GIVEN DATA:
--- Begin ---

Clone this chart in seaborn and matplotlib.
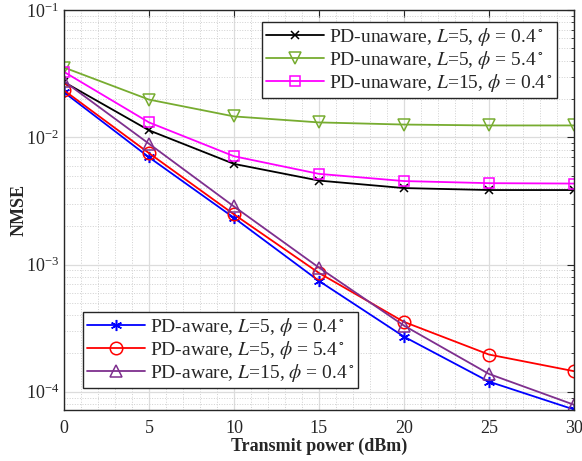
import numpy as np
import pandas as pd
import matplotlib
matplotlib.use("Agg")
import matplotlib.pyplot as plt
import seaborn as sns
from matplotlib.ticker import LogLocator, MultipleLocator, NullFormatter

power = [0, 5, 10, 15, 20, 25, 30]

unaware_L5_p04 = [0.0272, 0.01135, 0.00618, 0.00457, 0.00399, 0.00385, 0.00385]
unaware_L5_p54 = [0.0354, 0.0198, 0.0146, 0.0131, 0.0126, 0.0124, 0.0124]
unaware_L15_p04 = [0.0327, 0.0131, 0.0071, 0.00516, 0.00453, 0.00436, 0.00433]
aware_L5_p04 = [0.0226, 0.00697, 0.00233, 0.000743, 0.000271, 0.000120, 0.0000725]
aware_L5_p54 = [0.0234, 0.00751, 0.00248, 0.000858, 0.000354, 0.000196, 0.000145]
aware_L15_p04 = [0.0276, 0.0089, 0.00286, 0.000946, 0.000331, 0.000138, 0.0000790]

labels_unaware = [r"PD-unaware, $L$=5, $\phi$ = 0.4$^\circ$",
                  r"PD-unaware, $L$=5, $\phi$ = 5.4$^\circ$",
                  r"PD-unaware, $L$=15, $\phi$ = 0.4$^\circ$"]
labels_aware = [r"PD-aware, $L$=5, $\phi$ = 0.4$^\circ$",
                r"PD-aware, $L$=5, $\phi$ = 5.4$^\circ$",
                r"PD-aware, $L$=15, $\phi$ = 0.4$^\circ$"]

sns.set_style("white")
plt.rcParams['font.family'] = ['Liberation Serif', 'DejaVu Serif']
plt.rcParams['mathtext.fontset'] = 'stix'

fig = plt.figure(figsize=(5.82, 4.61), dpi=100)
ax = fig.add_axes([0.110, 0.111, 0.876, 0.867])

series = [
    (unaware_L5_p04, labels_unaware[0], 'black', 'x', 'black', 6),
    (unaware_L5_p54, labels_unaware[1], '#77AC30', 'v', 'none', 9),
    (unaware_L15_p04, labels_unaware[2], '#FF00FF', 's', 'none', 7),
    (aware_L5_p04, labels_aware[0], '#0000FF', (6, 2, 0), '#0000FF', 8),
    (aware_L5_p54, labels_aware[1], '#FF0000', 'o', 'none', 9),
    (aware_L15_p04, labels_aware[2], '#7E2F8E', '^', 'none', 9),
]

handles = []
for vals, lab, col, mk, mfc, ms in series:
    df = pd.DataFrame({"power": power, "nmse": vals})
    sns.lineplot(data=df, x="power", y="nmse", ax=ax, color=col, marker=mk,
                 markersize=ms, markerfacecolor=mfc, markeredgecolor=col,
                 markeredgewidth=1.1, linewidth=1.3, label=lab, legend=False)
    handles.append(ax.get_lines()[-1])

ax.set_yscale('log')
ax.set_xlim(0, 30)
ax.set_ylim(7.2e-5, 1e-1)
ax.xaxis.set_major_locator(MultipleLocator(5))
ax.xaxis.set_minor_locator(MultipleLocator(1))
ax.yaxis.set_major_locator(LogLocator(base=10, numticks=10))
ax.yaxis.set_minor_locator(LogLocator(base=10, subs=np.arange(2, 10), numticks=20))
ax.yaxis.set_minor_formatter(NullFormatter())

ax.grid(True, which='major', color='#dcdcdc', linewidth=0.9, linestyle='-')
ax.grid(True, which='minor', color='#d0d0d0', linewidth=0.7, linestyle=':')
ax.set_axisbelow(True)

for sp in ax.spines.values():
    sp.set_visible(True)
    sp.set_color('#262626')
    sp.set_linewidth(1.0)

ax.tick_params(which='both', direction='in', top=True, right=True,
               colors='#262626', labelsize=13)
ax.tick_params(which='major', length=5, width=0.8)
ax.tick_params(which='minor', length=2.5, width=0.6)
ax.tick_params(axis='x', which='minor', length=0)
ax.tick_params(axis='x', pad=7)

ax.set_xlabel("Transmit power (dBm)", fontsize=13, fontweight='bold', color='#262626')
ax.set_ylabel("NMSE", fontsize=13, fontweight='bold', color='#262626')
ax.xaxis.set_label_coords(0.5, -0.07)
ax.yaxis.set_label_coords(-0.072, 0.5)

leg_kw = dict(fontsize=14, frameon=True, fancybox=False, framealpha=1,
              edgecolor='#262626', handlelength=3.0, borderpad=0.2,
              labelspacing=0.05, handletextpad=0.25, borderaxespad=0)
leg1 = ax.legend(handles[:3], labels_unaware, loc='upper right',
                 bbox_to_anchor=(0.967, 0.97), **leg_kw)
leg1.get_frame().set_linewidth(1.0)
ax.add_artist(leg1)
leg2 = ax.legend(handles[3:], labels_aware, loc='lower left',
                 bbox_to_anchor=(0.037, 0.055), **leg_kw)
leg2.get_frame().set_linewidth(1.0)

fig.savefig("out.png", dpi=100)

--- End ---

EXERCISE BRIEF:
Repeat the listing above exactly from its first line to the line containing "0.000331, 0.000138, 0.0000790]", both included, and omit the pictures.

WRITTEN RESPONSE:
Clone this chart in seaborn and matplotlib.
import numpy as np
import pandas as pd
import matplotlib
matplotlib.use("Agg")
import matplotlib.pyplot as plt
import seaborn as sns
from matplotlib.ticker import LogLocator, MultipleLocator, NullFormatter

power = [0, 5, 10, 15, 20, 25, 30]

unaware_L5_p04 = [0.0272, 0.01135, 0.00618, 0.00457, 0.00399, 0.00385, 0.00385]
unaware_L5_p54 = [0.0354, 0.0198, 0.0146, 0.0131, 0.0126, 0.0124, 0.0124]
unaware_L15_p04 = [0.0327, 0.0131, 0.0071, 0.00516, 0.00453, 0.00436, 0.00433]
aware_L5_p04 = [0.0226, 0.00697, 0.00233, 0.000743, 0.000271, 0.000120, 0.0000725]
aware_L5_p54 = [0.0234, 0.00751, 0.00248, 0.000858, 0.000354, 0.000196, 0.000145]
aware_L15_p04 = [0.0276, 0.0089, 0.00286, 0.000946, 0.000331, 0.000138, 0.0000790]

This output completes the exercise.